To address the volatility of the foreign exchange rates in the country, the Bank of Ghana (BoG) is preparing to adopt market-based pricing of its transactions, which should allow for calculation based on the exchange rate of the spot trades by the banks during the day.
It is expected that in promoting market-based interventions, there will be a deepening of the foreign exchange (FX) market, while still leaving room for the BoG to address exchange rate volatility, and eliminate the current gap between the official exchange rate at which the BoG offers FX and the market derived rate on the interbank market, which creates an unfair playing field for enterprises and room for arbitrage.
To this end the central bank is expected to revise the calculation method for the reference rate to exclude its own trades. These measures are to help develop a deeper and more efficient foreign exchange market.
Further to the formalization of the FX market, the Bank is preparing a rule-based FX intervention policy, with the dual objectives of supporting reserve accumulation and dampening excess volatility in the exchange rate.
US dollars sold by the BoG have tended to be slightly cheaper than dollars bought in the interbank market. As the BoG has accounted for the bulk of the transactions in the FX market, it has continued to be the market maker.
Some analysts are now of the view that setting the reference rate close to the spot trading rates can reduce the price difference between the market rate and auction rate by the BoG, thereby reducing the losses incurred in foreign exchange trading.
Prior to this, in February 2019, the BoG issued a directive on how participants in the FX market must conduct their operations, under Section 92(1) of the Banks and Specialized Deposit-Taking Institutions Act, 2016 (Act 930) and the Foreign Exchange Act, 2006 (Act 723). This was aimed at clearly regulating the conduct of interbank foreign exchange business in the Ghanaian financial market, as well as establishing standards of practice that will ensure an efficient and effective FX market.
Despite a better-than-projected current account performance, foreign exchange reserves declined significantly in 2018 reflecting portfolio investment outflows. The current account deficit dropped to an estimated 3.2 percent of GDP, driven by oil exports.

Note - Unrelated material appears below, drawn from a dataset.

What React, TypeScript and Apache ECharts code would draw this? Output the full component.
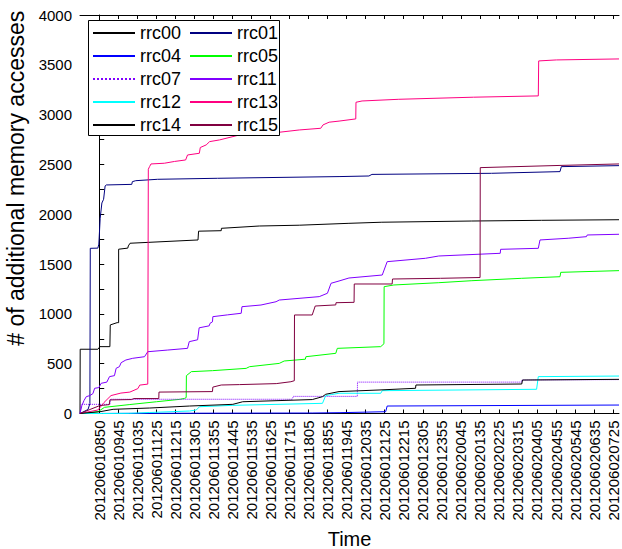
import React, { useEffect, useRef } from "react";
import * as echarts from "echarts";

// x values are measured in tick-label units: 0 = first label, 27 = last label
const TICK_LABELS = [
  "201206010850", "201206010945", "201206011035", "201206011125", "201206011215",
  "201206011305", "201206011355", "201206011445", "201206011535", "201206011625",
  "201206011715", "201206011805", "201206011855", "201206011945", "201206012035",
  "201206012125", "201206012215", "201206012305", "201206012355", "201206020045",
  "201206020135", "201206020225", "201206020315", "201206020405", "201206020455",
  "201206020545", "201206020635", "201206020725",
];

const RRC00 = [[-1.01,0],[-1.0,645],[-0.07,645],[0.04,671],[0.56,671],[0.58,889],[0.94,912],[1.02,912],[1.02,1649],[1.5,1660],[1.53,1682],[1.62,1709],[5.19,1742],[5.22,1830],[6.41,1835],[6.42,1859],[8.41,1882],[10.51,1890],[13.12,1909],[14.85,1920],[19.57,1932],[23.23,1939],[27.31,1945]];
const RRC01 = [[-1.01,0],[-0.59,40],[-0.49,100],[-0.47,1658],[-0.07,1660],[-0.02,1700],[0.05,1960],[0.14,2113],[0.23,2150],[0.31,2284],[0.37,2294],[1.71,2300],[1.74,2327],[1.92,2337],[3.07,2351],[6.21,2361],[12.6,2378],[14.17,2384],[14.33,2400],[20.61,2411],[24.21,2428],[24.28,2478],[27.31,2488]];
const RRC04 = [[-1.01,0],[5.27,3],[11.19,5],[12.6,8],[15.05,18],[15.13,75],[27.31,85]];
const RRC05 = [[-1.01,0],[-0.07,18],[0.28,62],[1.61,90],[3.01,118],[4.23,142],[4.49,152],[4.57,160],[4.58,380],[4.84,420],[5.95,430],[7.72,453],[7.9,470],[9.46,503],[9.72,527],[10.83,545],[10.86,570],[12.43,604],[12.51,654],[14.79,671],[14.96,700],[14.97,1273],[15.48,1290],[17.84,1313],[19.58,1333],[22.2,1357],[24.21,1373],[24.25,1417],[27.31,1434]];
const RRC07 = [[-1.01,0],[-0.95,92],[0.56,92],[0.59,143],[10.14,143],[10.2,172],[13.56,172],[13.57,315],[22.2,315],[22.21,336],[27.31,340]];
const RRC11 = [[-1.01,0],[-0.91,80],[-0.8,130],[-0.68,169],[-0.49,180],[-0.33,200],[-0.24,253],[-0.02,260],[0.1,303],[0.4,315],[0.54,370],[0.8,380],[0.89,454],[1.06,470],[1.15,510],[1.4,537],[1.76,554],[2.38,570],[2.55,620],[3.6,637],[4.64,654],[4.73,721],[5.17,740],[5.25,860],[5.78,880],[5.82,905],[5.95,920],[5.97,972],[6.74,990],[7.46,1006],[7.5,1072],[8.5,1089],[9.29,1122],[9.46,1139],[11.56,1173],[11.99,1207],[12.18,1307],[12.6,1330],[13.12,1360],[14.87,1390],[15.13,1524],[17.14,1558],[17.84,1581],[21.07,1608],[21.09,1648],[23.07,1658],[23.16,1742],[24.64,1759],[25.6,1775],[25.64,1792],[27.31,1799]];
const RRC12 = [[-1.01,0],[0.19,0],[1.61,2],[2.65,10],[4.75,25],[5.1,35],[5.27,68],[7.02,82],[11.73,102],[11.9,180],[12.2,190],[12.6,203],[14.79,203],[14.87,229],[22.98,243],[23.07,370],[27.31,376]];
const RRC13 = [[-1.01,0],[-0.75,10],[-0.07,35],[0.04,60],[0.25,110],[0.46,150],[0.62,180],[1.14,205],[1.61,215],[2.03,250],[2.13,285],[2.55,295],[2.58,2452],[2.65,2480],[2.72,2505],[3.42,2512],[3.96,2530],[4.54,2545],[4.64,2595],[5.26,2612],[5.31,2670],[5.62,2696],[5.8,2729],[6.32,2746],[7.37,2796],[8.41,2810],[9.46,2823],[10.51,2846],[11.64,2863],[11.76,2897],[12.08,2924],[12.6,2935],[13.48,2957],[13.49,3124],[13.81,3137],[15.74,3154],[19.67,3175],[23.07,3188],[23.09,3539],[24.02,3549],[27.31,3559]];
const RRC14 = [[-1.01,0],[0.04,18],[0.73,42],[2.65,55],[4.75,75],[7.02,92],[7.54,118],[11.2,140],[11.73,169],[11.9,193],[12.6,220],[14.7,236],[16.62,253],[16.64,286],[22.2,296],[22.24,336],[27.31,343]];
const RRC15 = [[-1.01,0],[-0.49,40],[0.04,80],[0.53,89],[0.56,136],[1.7,140],[1.82,150],[3.13,150],[3.14,215],[5.95,220],[5.97,265],[6.41,286],[7.37,290],[9.3,300],[10.07,319],[10.25,329],[10.26,989],[11.19,989],[11.35,1079],[12.43,1090],[12.44,1112],[13.39,1116],[13.4,1300],[15.39,1300],[15.41,1350],[17.93,1357],[20.01,1365],[20.02,2468],[24.21,2490],[24.23,2495],[27.31,2505]];

const SERIES_NAMES = ["rrc00", "rrc01", "rrc04", "rrc05", "rrc07", "rrc11", "rrc12", "rrc13", "rrc14", "rrc15"];
const SERIES_DATA = [RRC00, RRC01, RRC04, RRC05, RRC07, RRC11, RRC12, RRC13, RRC14, RRC15];
const SERIES_COLORS = ["#000000", "#000080", "#0000ff", "#00ff00", "#8000ff", "#8000ff", "#00ffff", "#ff0080", "#000000", "#800040"];
const SERIES_DASH = ["solid", "solid", "solid", "solid", "dotted", "solid", "solid", "solid", "solid", "solid"];

const LEGEND_COL1 = ["rrc00", "rrc04", "rrc07", "rrc12", "rrc14"];
const LEGEND_COL2 = ["rrc01", "rrc05", "rrc11", "rrc13", "rrc15"];

const FONT = "'Liberation Sans', Arial, sans-serif";
const X_MIN = -1.01;
const X_MAX = 27.31;

export default function App() {
  const ref = useRef<HTMLDivElement>(null);
  useEffect(() => {
    if (!ref.current) return;
    const chart = echarts.init(ref.current, undefined, { renderer: "svg", width: 622, height: 549 });
    const tickPos = TICK_LABELS.map((_, i) => i);
    const legendBase = {
      orient: "vertical",
      top: 24,
      itemWidth: 42,
      itemHeight: 14,
      itemGap: 5,
      padding: 0,
      selectedMode: false,
      itemStyle: { opacity: 0 },
      textStyle: { fontSize: 18, color: "#000", fontFamily: FONT },
    };
    chart.setOption({
      animation: false,
      backgroundColor: "#fff",
      textStyle: { fontFamily: FONT },
      grid: { left: 80, width: 539, top: 15, height: 398.5, containLabel: false, outerBoundsMode: "none" },
      legend: [
        { ...legendBase, left: 92, data: LEGEND_COL1 },
        { ...legendBase, left: 189, data: LEGEND_COL2 },
      ],
      graphic: [
        {
          type: "rect",
          z: 3,
          silent: true,
          shape: { x: 88.5, y: 20.5, width: 191, height: 115 },
          style: { fill: "#fff", stroke: "#000", lineWidth: 1 },
        },
      ],
      xAxis: [
        {
          type: "value",
          min: X_MIN,
          max: X_MAX,
          position: "bottom",
          axisLine: { show: true, onZero: false, lineStyle: { color: "#000", width: 1 } },
          axisTick: { show: true, inside: true, length: 4, customValues: tickPos, lineStyle: { color: "#000" } },
          axisLabel: {
            customValues: tickPos,
            formatter: (v: number) => TICK_LABELS[Math.round(v)] ?? "",
            rotate: 90,
            fontSize: 15,
            lineHeight: 12,
            color: "#000",
            margin: 7,
            fontFamily: FONT,
          },
          splitLine: { show: false },
          name: "Time",
          nameLocation: "middle",
          nameGap: 115,
          nameTextStyle: { fontSize: 20, color: "#000", fontFamily: FONT },
        },
        {
          type: "value",
          min: X_MIN,
          max: X_MAX,
          position: "top",
          axisLine: { show: true, onZero: false, lineStyle: { color: "#000", width: 1 } },
          axisTick: { show: true, inside: true, length: 4, customValues: tickPos, lineStyle: { color: "#000" } },
          axisLabel: { show: false },
          splitLine: { show: false },
        },
      ],
      yAxis: {
        type: "value",
        min: 0,
        max: 4000,
        interval: 500,
        axisLine: { show: true, lineStyle: { color: "#000", width: 1 } },
        axisTick: { show: true, inside: true, length: 5, lineStyle: { color: "#000" } },
        minorTick: { show: true, splitNumber: 2, length: 5, lineStyle: { color: "#000" } },
        axisLabel: { fontSize: 15, color: "#000", margin: 8, fontFamily: FONT, formatter: (v: number) => String(v) },
        splitLine: { show: false },
        name: "# of additional memory accesses",
        nameLocation: "middle",
        nameGap: 52,
        nameTextStyle: { fontSize: 23, color: "#000", fontFamily: FONT, padding: [0, 0, 0, 72] },
      },
      series: SERIES_NAMES.map((name, i) => ({
        name,
        type: "line",
        xAxisIndex: 0,
        data: SERIES_DATA[i],
        symbol: "none",
        showSymbol: false,
        color: SERIES_COLORS[i],
        lineStyle: { color: SERIES_COLORS[i], width: 1, type: SERIES_DASH[i] },
        emphasis: { disabled: true },
        z: 2,
      })),
    });
    return () => chart.dispose();
  }, []);
  return (
    <div
      ref={ref}
      style={{ position: "fixed", left: 0, top: 0, width: 622, height: 549, background: "#fff" }}
    />
  );
}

At the same time, portfolio rebalancing by foreign investors led to the repatriation of principal and interest, leading to a drop in gross international reserves (GIR, excluding oil funds and encumbered assets) of US$174 million through to end-December 2018—against a programmed increase of about US$418 million. As a result, import cover declined to 2.7 months compared to 2.8 months a year earlier.
Despite large FX sales by the BoG, the cedi depreciated by around 9 percent against the US dollar over the course of the year. Depreciation pressures continued in early 2019 as the BOG sought to strengthen its FX reserves. But the exchange rate has stabilized since late March following a US$3 billion Eurobond issuance which has increased international reserves to US$9.9 billion, a long term high and enough for over five months import cover.